In Jordan vs. Jordan the court, in upholding the Illinois theory, as above stated, holds that it has been the practice of the government from its origin, in disposing of the public lands, to measure the price to be paid for them by the quantity of upland granted, no charge being made for the lands under the bed of the stream, or other body of water. The meander lines run along or near the margin of such waters are run for the purpose of ascertaining the exact quantity of the upland to be charged for, and not for the purpose of limiting the title of the grantee to such meander lines. But, as before stated, your letter discloses that this lake is not a permanent body of water, and that it is no more than a marsh, bog or quagmire. Under such circumstances, we are of the opinion that the rules of riparian owners bordering upon a body of water do not apply.

In Schlosser vs. Hemphill, 90 N. W. 842, the Supreme Court of Iowa held that although meander lines were run bounding unsurveyed swamp lands, the rule of riparian rights did not apply where there was no water to be meandered. In that case the court held that the meander line became the boundary of the property, and that plaintiff's title did not extend beyond the same.

Again, the Supreme Court of Iowa, in Grant vs. Hemphill, 59 N. W. 265, said:

"But no such condition is found under the evidence in the case at bar. There is not, and has not been, any body of water upon which to locate a meandered line. * * * We are unable to discover any good reason for thus extending a government meander line. As we have said, there is no body of water anywhere within the boundary of the section to authorize any extension of the area of the lots which the government sold, and which the plaintiff now owns. * * * We hold that all of the land in dispute is part of the unsurveyed domain of the United States, to which no one can obtain title, except through the regular government methods adopted by the general government for the disposition of the public lands."

In Carr vs. Moore, 119 Iowa, 152, 93 N. W. 52, 97 Am. St. Reps., the court held that if there is no body of water corresponding to the meander line, to which the ownership of the holders of the adjoining subdivisions can extend, then the meander line limits the extent of the land conveyed.

From your statement of the facts, I am of the opinion that there was no body of water corresponding to the meander line, and that the rules of riparian ownership do not apply. And it is further my opinion that the title of the owners of the meandered tracts extend only to the meander lines, and no further.

You further ask in your letter:

"Who in your opinion may be said to be the owner of the lands lying within the meandered shore lines and occupying the bed of the supposed lake --

1. Where the State is the owner of the bordering lands.

2. Where the bordering lands are owned by private individuals.

3. Where the bordering lands remain unappropriated Government lands.

4. Where there is a diversity of ownership of the lands bordering on the shore lines."
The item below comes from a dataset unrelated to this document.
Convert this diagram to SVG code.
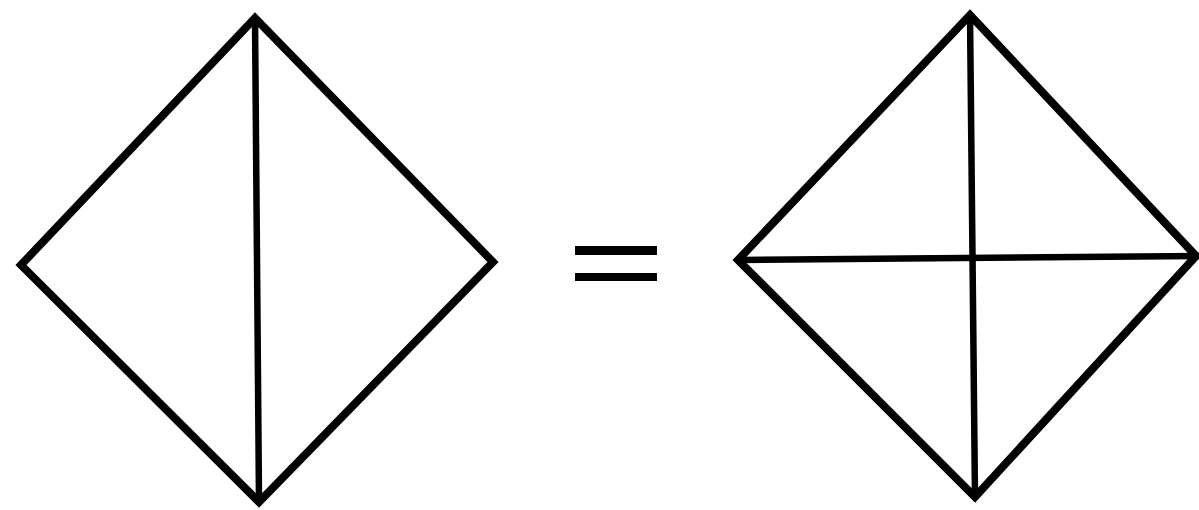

Since expressing the view that the title of the state does not extend beyond the meander lines, I have impliedly said that the state is not the owner of any part of the lake within the meander lines. What I have said with reference to the rights of the state applies with equal propriety to the owners of tracts which are meandered along the border of the so-called lake. I do not feel that I am called upon to express an opinion as to the ownership of the land within the meander lines, which is supposed to be the bed of the lake, -- As an opinion from me upon such a subject would not be binding upon anyone. Notwithstanding this, I express the belief that the land lying within the meander lines is unsurveyed government land, subject to such disposition as might be made of such land by the federal government.